Fifteen years after democracy has been restored to Brazil, there is a widely shared perception that politics and holding political office are dirty business, removed from the life of ordinary citizens. Transparency International ranks Brazil in the most corrupt twenty percent of countries in the world according to their Corruption Perceptions and Bribe Payers Index. Disillusionment is pervasive enough that corruption is commonly seen as part of the culture, and therefore seemingly impossible to eradicate. Students are not educated in the schools about their rights and duties as citizens, and there is no non-partisan organization focusing on people's role as voting citizens.

The Strategy

Gilberto is proceeding on two fronts, developing a curriculum for students aged sixteen-to-eighteen that focuses on how various groups compete for attention of voters. Using newspaper articles to showcase various and using an analytic case study method , Gilberto intends to produce "thinking student citizens." He has entered into agreements with six private schools in São Paulo to introduce the curriculum, and as a condition of their doing so, each of the private schools must partner with a public school in the effort. He has published his curriculum, "Agora," on his website in an effort to encourage other schools to take it and adopt it. His next step will be to introduce a similar curriculum for fourteen-to-eighteen year olds at the same twelve schools.In introducing this curriculum in public schools Gilberto is capitalizing on a broad opportunity. The Federal Ministry of Education recently required that twenty-five percent of the curriculum in schools deal with cross-cutting themes such as citizenship awareness, cultural preservation, and health. It is following Gilberto's work with a great deal of interest. The Voters' Rights Agencies will advocate for the rights of citizens who vote based on the promises that candidates make during election proceedings. The agencies will follow up on the activities of elected officials, register complaints, bring misdeeds to the attention of the press and the public, and in essence act as a consumer protection agency for voters and citizens.
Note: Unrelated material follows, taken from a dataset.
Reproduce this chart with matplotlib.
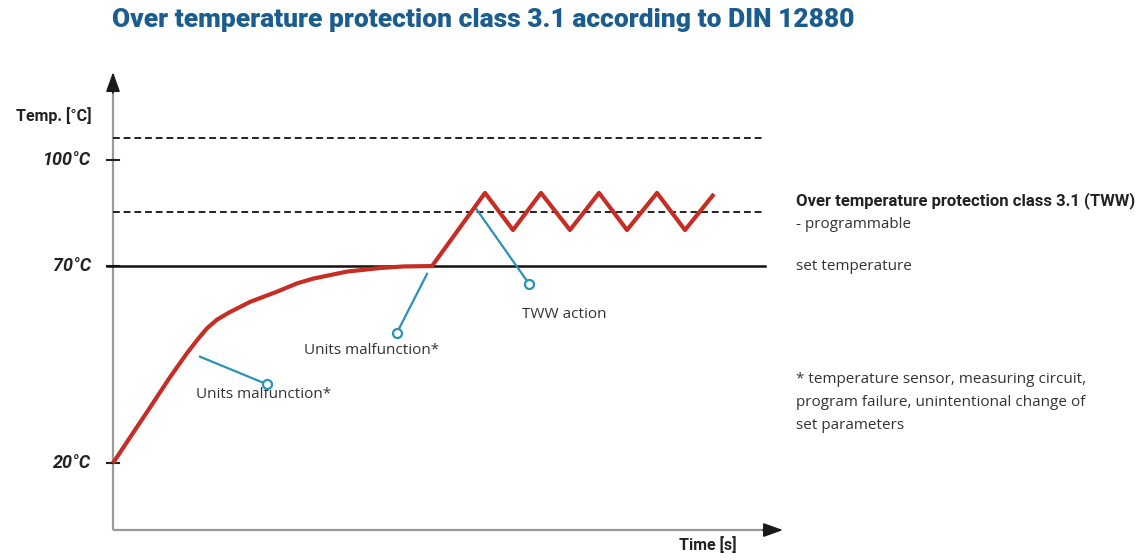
import matplotlib
matplotlib.use("Agg")
import matplotlib.pyplot as plt
import numpy as np

plt.rcParams['font.family'] = ['Roboto', 'DejaVu Sans']

# temperature curve (time in arbitrary units, temperature in degC)
heat_t = [0, 1.7, 3.7, 5.7, 7.4, 8.5, 9.4, 10.4, 11.6, 13.7, 16.4, 18.4, 20.0,
          23.4, 26.7, 29.0, 31.9]
heat_T = [20, 26.5, 34.1, 41.8, 47.9, 51.5, 54.2, 56.4, 58.2, 60.9, 63.5, 65.6,
          66.8, 68.6, 69.5, 69.9, 70]
zig_t = [37.2, 40.0, 42.8, 45.7, 48.6, 51.4, 54.4, 57.2, 60.1]
zig_T = [90.7, 80.2, 90.7, 80.2, 90.7, 80.2, 90.7, 80.2, 90.4]

set_temp = 70
tww_limit = 85.3
upper_limit = 106.2
tick_vals = [20, 70, 100]
tick_labels = ['20°C', '70°C', '100°C']

footnote = ['* temperature sensor, measuring circuit,',
            'program failure, unintentional change of',
            'set parameters']

RED = '#c62d24'
BLUE = '#2b92b6'
NAVY = '#1b5d8e'
GREY = '#9a9a9a'
INK = '#222222'
BODY = 'Open Sans'

# schematic temperature axis: different spacing below/above 70 degC
knots_T = [-200, 20, 70, 100, 300]
knots_h = [-866.8, 0, 197, 303, 1009.6]
def fwd(v):
    return np.interp(v, knots_T, knots_h)
def inv(v):
    return np.interp(v, knots_h, knots_T)

fig = plt.figure(figsize=(11.43, 5.6), dpi=100)
ax = fig.add_axes([0, 0, 1, 1])
ax.set_yscale('function', functions=(fwd, inv))
ax.set_xlim(-11.3, 103.0)
ax.set_ylim(-4.6, 145.3)
ax.axis('off')

# axes: grey lines with black arrow heads
ax.plot([0, 0], [3.0, 120.5], color=GREY, lw=1.6, solid_capstyle='butt')
ax.plot([0, 65.5], [3.0, 3.0], color=GREY, lw=1.6, solid_capstyle='butt')
head = dict(arrowstyle='-|>,head_width=0.43,head_length=1.2',
            color='#1a1a1a', lw=1.2, shrinkA=0, shrinkB=0)
ax.annotate('', xy=(0, 124.9), xytext=(0, 119.0), arrowprops=head)
ax.annotate('', xy=(67.0, 3.0), xytext=(65.0, 3.0), arrowprops=head)

# ticks and labels
for v, lab in zip(tick_vals, tick_labels):
    ax.plot([-0.6, 0.6], [v, v], color=INK, lw=1.5)
    ax.text(-2.2, v, lab, ha='right', va='center', fontsize=13,
            fontweight='bold', fontstyle='italic', color=INK)
ax.text(-2.1, inv(463 - 115), 'Temp. [°C]', ha='right', va='center',
        fontsize=11.5, fontweight='bold', color=INK)
ax.text(59.5, inv(463 - 544), 'Time [s]', ha='center', va='center',
        fontsize=11.5, fontweight='bold', color=INK)

# reference levels
ax.plot([0, 65.2], [upper_limit] * 2, color=INK, lw=1.4, ls=(0, (3.5, 2)))
ax.plot([0, 65.2], [tww_limit] * 2, color=INK, lw=1.4, ls=(0, (3.5, 2)))
ax.plot([-0.6, 65.2], [set_temp] * 2, color='#111111', lw=1.8)

# red temperature curve
ax.plot(heat_t + zig_t, heat_T + zig_T, color=RED, lw=3,
        solid_joinstyle='round', solid_capstyle='butt', zorder=5)

# callouts
callouts = [
    ((8.7, 47.0), (15.4, 40.0), 'Units malfunction*', (15.1, 37.3)),
    ((31.4, 68.0), (28.4, 53.1), 'Units malfunction*', (25.9, 48.5)),
    ((36.3, 86.3), (41.6, 65.5), 'TWW action', (45.1, 57.8)),
]
for start, end, label, tpos in callouts:
    ax.plot([start[0], end[0]], [start[1], end[1]], color=BLUE, lw=1.6, zorder=4)
    ax.plot(end[0], end[1], 'o', ms=6.5, mfc='white', mec=BLUE, mew=1.6, zorder=6)
    ax.text(tpos[0], tpos[1], label, ha='center', va='center',
            fontsize=11, color='#333333', family=BODY)

# right hand legend text
tx = 68.3
ax.text(tx, inv(463 - 200), 'Over temperature protection class 3.1 (TWW)',
        ha='left', va='center', fontsize=12, fontweight='bold', color=INK)
ax.text(tx, inv(463 - 224), '- programmable', ha='left', va='center',
        fontsize=11, color='#333333', family=BODY)
ax.text(tx, inv(463 - 266), 'set temperature', ha='left', va='center',
        fontsize=11, color='#333333', family=BODY)
for i, line in enumerate(footnote):
    ax.text(tx, inv(463 - (379 + 23 * i)), line, ha='left', va='center',
            fontsize=11, color='#333333', family=BODY)

fig.text(112 / 1143, 1 - 20 / 560,
         'Over temperature protection class 3.1 according to DIN 12880',
         ha='left', va='center', fontsize=19, fontweight='heavy', color=NAVY)

fig.savefig('out.png', dpi=100)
Town hall meetings called "Voter Debates" bring civil society together to discuss local public policy and the conduct of elected officials, giving an open forum to the students educated through Gilberto's curriculum and adults seeking just actions on the part of their elected government.

The Person

Gilberto has a degree in Sociology. He taught for eleven years in Brazil's public and private schools. In 1992, he left teaching and became a consultant to the project "O Estado na Escola," led by a local newspaper. The aim of the project was to train teachers to use the newspaper as a basis for their classes. Over two hundred schools in the city of São Paulo are now associated with the project. In May of 1998, after the deadline for teenagers over 16 to apply for a voter ID had expired, Gilberto read reports that showed the demand had been minimal. He organized a roundtable discussions with students to explore the reasons for their lack of interest. Based on these discussions, he formulated his plan for both a detailed citizenship curriculum and a non-partisan and independent municipal-level Voters Rights Agency. He has put aside the publishing company he ran in order to work on his idea full time.